Todd Hollenshead, id Software CEO, yesterday spoke about piracy and its impact on the gaming world

Todd Hollenshead, CEO of id Software, has had to deal with PC game piracy multiple times during his tenure at id. In fact, Hollenshead mentioned that many of the projects the id Software team worked on ended up being stolen -- Quake, Quake II, Quake III Arena, Doom 3 Alpha. The U.S. computer and video game software industry grew to $7.4 billion in 2006, with an estimated loss of $2-to-3 billion lost from piracy -- the number does not include piracy that occurs over the Internet.

During a speech entitled "The Videogame Piracy Problem: Fifteen Men on a Dead Man's Chest," Hollenshead described how difficult the battle against piracy has been in the past. The effects of piracy cause much deeper issues than casual gamers seem to understand, both for gamers and developers. Game developers during this years Game Developer Conference, Hollenshead mentioned how much time and additional resources are wasted to try and stop pirated content from being shared around the world.

A problem the video game industry faces is how to safely stop piracy without causing problems for gamers. Hollenshead listed several solutions to PC game piracy, but none are perfect: titles requiring an Internet connection for authentication, subscription-based games, shifting focus towards console games instead of PC games.

An impact that gamers will feel from piracy is that companies which traditionally worked on PC titles are thinking about branching towards consoles. "We have changed our focus," Hollenshead said during the session. Because piracy for consoles is no where near as rampant compared to the PC, companies are beginning to enter contracts for console development.

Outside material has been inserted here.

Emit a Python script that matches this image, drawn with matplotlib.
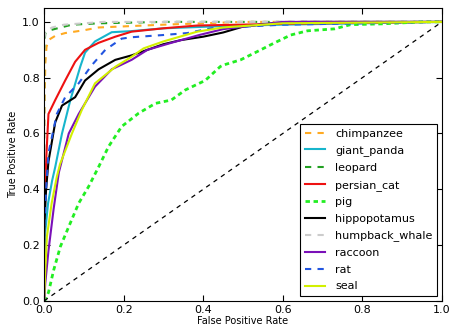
import matplotlib
matplotlib.use("Agg")
import matplotlib.pyplot as plt

# ROC curves (fpr, tpr)
classes = ["chimpanzee", "giant_panda", "leopard", "persian_cat", "pig",
           "hippopotamus", "humpback_whale", "raccoon", "rat", "seal"]
colors = ["#ffaa22", "#17b5cc", "#22a022", "#ee1111", "#22ee22",
          "#000000", "#cccccc", "#7a10b8", "#2255e0", "#d2f000"]
styles = ["--", "-", "--", "-", "--", "-", "--", "-", "--", "-"]

chimp_fpr = [0.0, 0.0, 0.003, 0.006, 0.011, 0.028, 0.053, 0.10, 0.137, 0.30, 0.5, 1.0]
chimp_tpr = [0.0, 0.60, 0.85, 0.91, 0.935, 0.95, 0.96, 0.97, 0.98, 0.99, 1.0, 1.0]

panda_fpr = [0.0, 0.0, 0.003, 0.01, 0.02, 0.028, 0.045, 0.066, 0.091, 0.103, 0.128, 0.17,
             0.22, 0.30, 0.45, 0.6, 0.8, 1.0]
panda_tpr = [0.0, 0.10, 0.25, 0.35, 0.43, 0.48, 0.60, 0.72, 0.84, 0.89, 0.93, 0.963,
             0.967, 0.977, 0.985, 0.99, 0.995, 1.0]

leopard_fpr = [0.0, 0.0, 0.003, 0.015, 0.028, 0.07, 0.14, 0.3, 1.0]
leopard_tpr = [0.0, 0.90, 0.96, 0.97, 0.975, 0.99, 0.995, 1.0, 1.0]

cat_fpr = [0.0, 0.0, 0.005, 0.011, 0.028, 0.053, 0.078, 0.103, 0.137, 0.179, 0.22,
           0.30, 0.385, 0.6, 0.8, 1.0]
cat_tpr = [0.0, 0.30, 0.50, 0.67, 0.72, 0.79, 0.857, 0.90, 0.925, 0.947, 0.965,
           0.977, 0.987, 0.993, 0.997, 1.0]

pig_fpr = [0.0, 0.003, 0.011, 0.024, 0.041, 0.062, 0.087, 0.112, 0.137, 0.162, 0.195,
           0.238, 0.28, 0.32, 0.355, 0.405, 0.443, 0.45, 0.494, 0.535, 0.578, 0.62,
           0.662, 0.73, 0.77, 0.85, 0.95, 1.0]
pig_tpr = [0.0, 0.004, 0.03, 0.11, 0.195, 0.266, 0.35, 0.41, 0.48, 0.553, 0.625,
           0.673, 0.708, 0.72, 0.756, 0.79, 0.84, 0.845, 0.864, 0.893, 0.924, 0.953,
           0.968, 0.975, 0.99, 0.993, 1.0, 1.0]

hippo_fpr = [0.0, 0.0, 0.005, 0.011, 0.028, 0.045, 0.078, 0.103, 0.137, 0.179, 0.22,
             0.26, 0.30, 0.345, 0.40, 0.45, 0.50, 0.575, 0.65, 1.0]
hippo_tpr = [0.0, 0.25, 0.40, 0.50, 0.64, 0.70, 0.73, 0.79, 0.83, 0.864, 0.88,
             0.90, 0.92, 0.935, 0.947, 0.962, 0.983, 0.995, 1.0, 1.0]

whale_fpr = [0.0, 0.0, 0.003, 0.02, 0.05, 0.15, 1.0]
whale_tpr = [0.0, 0.93, 0.965, 0.98, 0.99, 1.0, 1.0]

raccoon_fpr = [0.0, 0.003, 0.011, 0.024, 0.037, 0.062, 0.087, 0.128, 0.17, 0.22,
               0.26, 0.32, 0.39, 0.45, 0.6, 1.0]
raccoon_tpr = [0.0, 0.064, 0.18, 0.33, 0.46, 0.60, 0.67, 0.768, 0.83, 0.864,
               0.90, 0.925, 0.953, 0.974, 1.0, 1.0]

rat_fpr = [0.0, 0.0, 0.005, 0.011, 0.032, 0.053, 0.087, 0.12, 0.154, 0.195, 0.22,
           0.30, 0.36, 0.42, 0.6, 1.0]
rat_tpr = [0.0, 0.25, 0.40, 0.53, 0.67, 0.73, 0.78, 0.845, 0.90, 0.94, 0.945,
           0.953, 0.96, 0.977, 0.99, 1.0]

seal_fpr = [0.0, 0.003, 0.007, 0.019, 0.032, 0.04, 0.07, 0.095, 0.128, 0.18, 0.22,
            0.25, 0.30, 0.385, 0.45, 0.6, 1.0]
seal_tpr = [0.0, 0.11, 0.23, 0.35, 0.445, 0.49, 0.60, 0.685, 0.78, 0.84, 0.875,
            0.905, 0.93, 0.965, 0.98, 0.995, 1.0]

fprs = [chimp_fpr, panda_fpr, leopard_fpr, cat_fpr, pig_fpr,
        hippo_fpr, whale_fpr, raccoon_fpr, rat_fpr, seal_fpr]
tprs = [chimp_tpr, panda_tpr, leopard_tpr, cat_tpr, pig_tpr,
        hippo_tpr, whale_tpr, raccoon_tpr, rat_tpr, seal_tpr]

fig = plt.figure(figsize=(4.5, 3.31), dpi=100)
ax = fig.add_axes([0.098, 0.091, 0.884, 0.885])

for name, c, ls, fx, ty in zip(classes, colors, styles, fprs, tprs):
    if name == "pig":
        ax.plot(fx, ty, color=c, linestyle="--", dashes=(1.6, 1.3), linewidth=2.0,
                label=name)
    elif ls == "--":
        ax.plot(fx, ty, color=c, linestyle="--", dashes=(3, 3), linewidth=1.5,
                label=name)
    else:
        ax.plot(fx, ty, color=c, linestyle="-", linewidth=1.5, label=name)

# chance line
ax.plot([0, 1], [0, 1], color="black", linestyle="--", dashes=(3.6, 3.6), linewidth=0.9)

ax.set_xlim(0, 1.0)
ax.set_ylim(0, 1.05)
ax.set_xticks([0.0, 0.2, 0.4, 0.6, 0.8, 1.0])
ax.set_yticks([0.0, 0.2, 0.4, 0.6, 0.8, 1.0])
ax.tick_params(direction="in", top=True, right=True, labelsize=8, length=4, pad=3)
ax.set_xlabel("False Positive Rate", fontsize=7, labelpad=1)
ax.set_ylabel("True Positive Rate", fontsize=7, labelpad=3)

leg = ax.legend(loc="lower right", fontsize=8, handlelength=1.8, fancybox=False,
                framealpha=1, borderpad=0.45, labelspacing=0.6, handletextpad=0.9,
                borderaxespad=0.4)
leg.get_frame().set_edgecolor("black")
leg.get_frame().set_linewidth(0.8)

fig.savefig("out.png", dpi=100)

The industry has several ways they are attempting to combat piracy. Physical protection on the disc is one of the more popular current solutions that is being used. Another option is online "guerrilla" warfare, aimed mainly towards warez sites. The DMCA -- notices of take down and/or or infringement lawsuits -- can also temporarily help.

U.S. government involvement, better protection for games, and attempting to educate gamers about piracy are several of the ways that developers hope to limit piracy in the future. Because many people still don't see piracy as a tremendous pirates, and pirates are sometimes thought of as icons, little can be done until gamers are taught that piracy is wrong.